My great-grandfather, John Bent Wallis, was a self-taught painter and journalist. He painted the picture above in 1901 showing the fields near the village of Alderwasley and the opposite hillside stretching towards Crich. The small figures in the right foreground are my great-grandmother and my grandfather, J B Wallis’s wife and oldest child.
J B Wallis was an interesting man; he had no formal schooling beyond age fourteen, but somehow he managed to become the nature columnist for the Sheffield Telegraph newspaper, writing for many years as “The Rambling Naturalist.” His family had very little money, but his talent for writing became known to his father’s employers, a local wealthy family called the Hurts who made their fortune from lead mining, and they supported him in his writing career (a very Victorian thing to do).
As my mother, Brenda F. Smith, says in her memoir, A Pennine Childhood:
“Granddad Wallis was a handsome man: tall, slender, with a shock of wavy, greying hair and dark brown eyes. He also had the large ‘Wallis’ nose, and a broad, high forehead. He was very quiet and scholarly, interested in and a scholar of everything; he was a typical Victorian. Although he had had no formal education beyond secondary school, he was very widely read.
“Granddad and his family lived on a farm at Alderwasley when he was young; later his father became a keeper on the Hurt estate and the family moved to the Bottom Lodge at Whatstandwell.
The Hurts had a Top, Middle and Bottom Lodge on their estate, each of which housed a keeper or some other servant. Several of Granddad’s paintings are of the Bottom Lodge and of various scenes around Alderwasley.
–Contemporary view of the Bottom Lodge taken from the opposite side.
“After the Wallises had left the Bottom Lodge, it became the scene of one of Granddad’s stories.
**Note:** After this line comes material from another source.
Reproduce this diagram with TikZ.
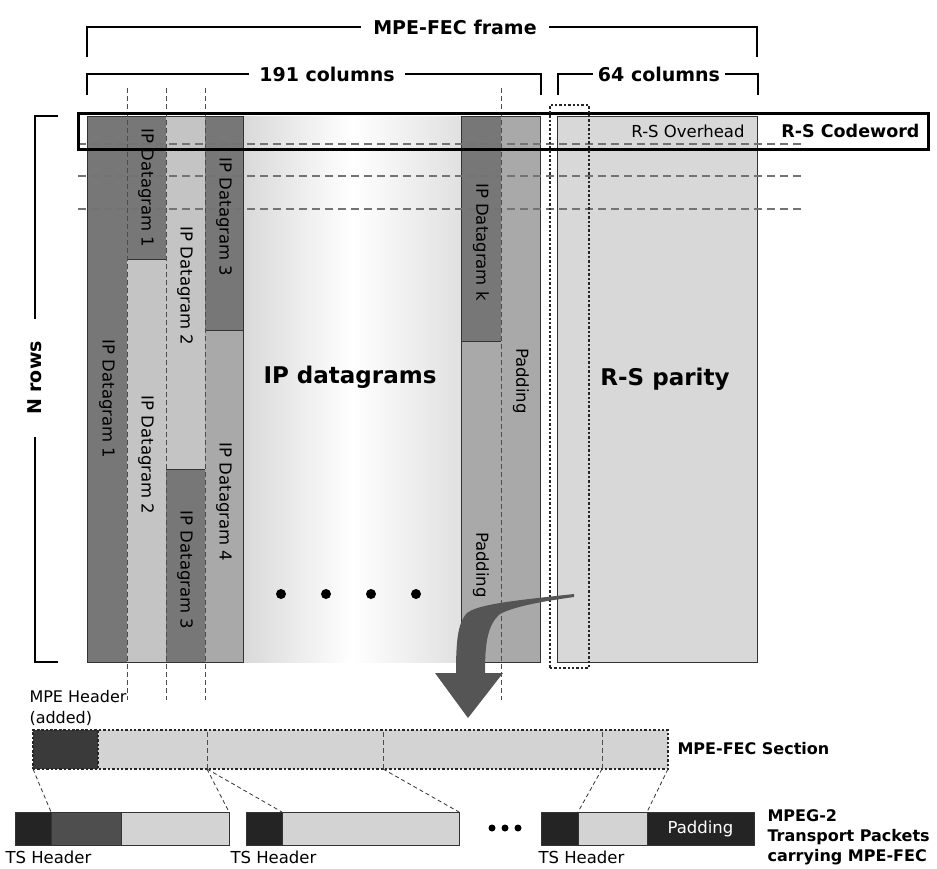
\documentclass[tikz,border=0pt]{standalone}
\usepackage{fontspec}
\setmainfont{DejaVu Sans}
\usepackage{xcolor}
\usepackage{tikz}
\usetikzlibrary{positioning}

\definecolor{dkcell}{HTML}{777777}
\definecolor{ltcell}{HTML}{C4C4C4}
\definecolor{mdcell}{HTML}{A9A9A9}
\definecolor{parcell}{HTML}{D8D8D8}
\definecolor{seccell}{HTML}{D3D3D3}
\definecolor{hdrcell}{HTML}{3A3A3A}
\definecolor{tscell}{HTML}{242424}
\definecolor{p1cell}{HTML}{4E4E4E}
\definecolor{arwcol}{HTML}{555555}

\begin{document}
\begin{tikzpicture}[x=1pt,y=-1pt,font=\fontsize{16.5}{19}\selectfont,
  cell/.style={inner sep=0pt,outer sep=0pt,anchor=north west},
  rim/.style={draw=black!80,line width=0.9pt},
  pk/.style={draw=black!80,line width=0.8pt,inner sep=0pt,outer sep=0pt,minimum height=33pt},
  lbl/.style={rotate=-90},
  hd/.style={font=\fontsize{#1}{#1}\selectfont\bfseries},
  brk/.style={line width=1.3pt},
  hdash/.style={draw=black!55,line width=1.3pt,dash pattern=on 8pt off 5pt},
  vdash/.style={draw=black!70,line width=0.8pt,dash pattern=on 5pt off 3pt},
  dotbox/.style={draw=black!85,line width=2.6pt,dash pattern=on 2.4pt off 2pt},
  link/.style={draw=black!80,line width=0.8pt,dash pattern=on 4pt off 3pt}]
\useasboundingbox (0,0) rectangle (937,868);

\node[cell,fill=dkcell,minimum width=40pt,minimum height=546pt] (c1) at (87,116) {};
\node[cell,fill=dkcell,minimum width=39pt,minimum height=143pt] (c2t) at (127,116) {};
\node[cell,fill=ltcell,minimum width=39pt,minimum height=403pt] (c2b) at (127,259) {};
\node[cell,fill=ltcell,minimum width=39pt,minimum height=353pt] (c3t) at (166,116) {};
\node[cell,fill=dkcell,minimum width=39pt,minimum height=193pt] (c3b) at (166,469) {};
\node[cell,fill=dkcell,minimum width=38pt,minimum height=214pt] (c4t) at (205,116) {};
\node[cell,fill=mdcell,minimum width=38pt,minimum height=332pt] (c4b) at (205,330) {};
\node[cell,fill=dkcell,minimum width=40pt,minimum height=225pt] (ck) at (461,116) {};
\node[cell,fill=mdcell,minimum width=40pt,minimum height=321pt] (cp1) at (461,341) {};
\node[cell,fill=mdcell,minimum width=39pt,minimum height=546pt] (cp2) at (501,116) {};
\node[cell,rim,fill=parcell,minimum width=200pt,minimum height=546pt] (par) at (557,116) {};
\shade[left color=black!15,right color=black!12,middle color=white] (c4t.north east) rectangle (cp1.south west);
\draw[rim] (c1.north west) rectangle (c4b.south east);
\draw[rim] (c2t.south west) -- (c2t.south east);
\draw[rim] (c3b.north west) -- (c3b.north east);
\draw[rim] (c4b.north west) -- (c4b.north east);
\draw[rim] (ck.north west) rectangle (cp2.south east);
\draw[rim] (ck.south west) -- (ck.south east);

\foreach \y in {144,176,209} \draw[hdash] (78,\y) -- (805,\y);
\foreach \x in {127,166,205,501} \draw[vdash] (\x,88) -- (\x,700);

\node[cell,draw,line width=3pt,minimum width=850pt,minimum height=36pt] (cw) at (78,113) {};
\node[hd=17.5,anchor=east] (rsc) at ([xshift=-5pt]cw.east) {R-S Codeword};
\node (rso) at (688,131) {R-S Overhead};
\node[cell,dotbox,minimum width=39pt,minimum height=563pt] (cwcol) at (550,105) {};

\node[hd=19,inner xsep=12pt] (frm) at (455,27) {MPE-FEC frame};
\draw[brk] (87,57) |- (frm.west);
\draw[brk] (frm.east) -| (757,57);
\node[hd=19,inner xsep=10pt] (c191) at (327,74) {191 columns};
\draw[brk] (87,95) |- (c191.west);
\draw[brk] (c191.east) -| (541,95);
\node[hd=19,inner xsep=5pt] (c64) at (659,74) {64 columns};
\draw[brk] (558,95) |- (c64.west);
\draw[brk] (c64.east) -| (758,95);
\node[hd=19,rotate=90,inner xsep=22pt] (nr) at (35,378) {N rows};
\draw[brk] (58,116) -| (nr.east);
\draw[brk] (58,662) -| (nr.west);

\node[lbl] (l1a) at (146,188) {IP Datagram 1};
\node[lbl] (l1b) at (107,399) {IP Datagram 1};
\node[lbl] (l2a) at (185,286) {IP Datagram 2};
\node[lbl] (l2b) at (146,455) {IP Datagram 2};
\node[lbl] (l3a) at (224,217) {IP Datagram 3};
\node[lbl] (l3b) at (185,570) {IP Datagram 3};
\node[lbl] (l4) at (224,502) {IP Datagram 4};
\node[lbl] (lk) at (481,242) {IP Datagram k};
\node[lbl] (lp1) at (481,565) {Padding};
\node[lbl] (lp2) at (521,381) {Padding};
\node[hd=23] (ipd) at (350,377) {IP datagrams};
\node[hd=23] (rsp) at (665,379) {R-S parity};
\foreach \x in {281,326,371,416} \fill (\x,594) circle (5pt);

\fill[arwcol] (574,594) .. controls (520,600) and (475,604) .. (466,614)
  .. controls (458,624) and (456,640) .. (456,673) -- (435,673) -- (468,718)
  -- (503,673) -- (485,673) .. controls (485,645) and (487,625) .. (500,614)
  .. controls (515,606) and (545,601) .. (574,597) -- cycle;

\node[anchor=south west,align=left,font=\fontsize{16}{21}\selectfont] (mph) at (26,729) {MPE Header\\(added)};
\node[cell,dotbox,fill=seccell,minimum width=635pt,minimum height=39pt] (sec) at (33,730) {};
\node[cell,dotbox,fill=hdrcell,minimum width=65pt,minimum height=39pt] (mh) at (33,730) {};
\foreach \c/\x in {s1/207,s2/383,s3/602} {
  \coordinate (\c) at (\x,769);
  \draw[vdash,line width=0.6pt] (\x,732) -- (\c);
}
\node[hd=16,anchor=west] (msl) at (674,749) {MPE-FEC Section};

\node[pk,cell,fill=tscell,minimum width=36pt] (t1) at (15,812) {};
\node[pk,fill=p1cell,minimum width=70pt,right=0pt of t1] (d1) {};
\node[pk,fill=seccell,minimum width=108pt,right=0pt of d1] (e1) {};
\node[pk,cell,fill=tscell,minimum width=36pt] (t2) at (246,812) {};
\node[pk,fill=seccell,minimum width=177pt,right=0pt of t2] (e2) {};
\node[pk,cell,fill=tscell,minimum width=37pt] (t3) at (541,812) {};
\node[pk,fill=seccell,minimum width=69pt,right=0pt of t3] (e3) {};
\node[pk,fill=tscell,text=white,minimum width=107pt,right=0pt of e3] (pd) {Padding};
\foreach \x in {492,505,518} \fill (\x,828) circle (3.5pt);

\draw[link] (sec.south west) -- (t1.north east);
\draw[link] (s1) -- (e1.north east);
\draw[link] (s1) -- (t2.north east);
\draw[link] (s2) -- (e2.north east);
\draw[link] (s3) -- (t3.north east);
\draw[link] (sec.south east) -- (e3.north east);

\node[anchor=north west] (th1) at (2,847) {TS Header};
\node[anchor=north west] (th2) at (227,847) {TS Header};
\node[anchor=north west] (th3) at (535,847) {TS Header};
\node[anchor=north west,align=left,font=\fontsize{16}{20}\selectfont\bfseries] (mpg) at (764,806) {MPEG-2\\Transport Packets\\carrying MPE-FEC};
\end{tikzpicture}
\end{document}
One day, as he strolled past the Lodge in his daily pursuit of nature, the old woman then living there greeted him. Her young grandson was rampaging about the garden, shouting and brandishing a stick. ‘Eh, Mr. Wallis,’ the old lady said to my grandfather, shaking her head, ‘I’ve rivven and striven with that lad, and now ’e’s racing round and round the garden shouting “pig muck!’’’
“In the Victorian manner, Granddad was self-taught when it came to the natural world; nevertheless his columns were well received. People in the various neighbourhoods he lived in over the years usually came to revere him. Much later, when I was working as a local librarian, an old lady embarrassed me mightily by referring to Granddad as ‘a saint, your Grandfather; a positive saint!’ He had a habit of going out very early in the morning and watching, without moving for an hour or more, some natural phenomenon such as a blackbird building its nest or a mole casting up its little hillocks of soil. He was looking for material for his daily column; ‘contemplating the beautiful’ is what my father called these meditative episodes. Because she lived near the Cromford Canal where Granddad usually took his morning walks, the old lady must have witnessed some of these contemplative moments. . . .
“During the war [World War II] he would become bitterly incensed when, as happened occasionally, his nature column was dropped for the day. The editor would explain that because newsprint was in short supply, and because there had been more war news than usual, he had been forced to eliminate Granddad’s column.
“Mam, [Brenda’s mother, JB Wallis’s daughter-in-law] who was suspicious of her in-laws, (‘Think they’re somebody!’ she would say sniffily) didn’t admire what she considered Granddad’s effete calling. ‘There’s a war on,’ she would say. ‘People want to read about what’s happening to their lads!’ Granddad, of course, in addition to feeling hurt because his column was dropped, thought that the editor had his values backwards. To him, nature was eternal and of greater import than reports of war.”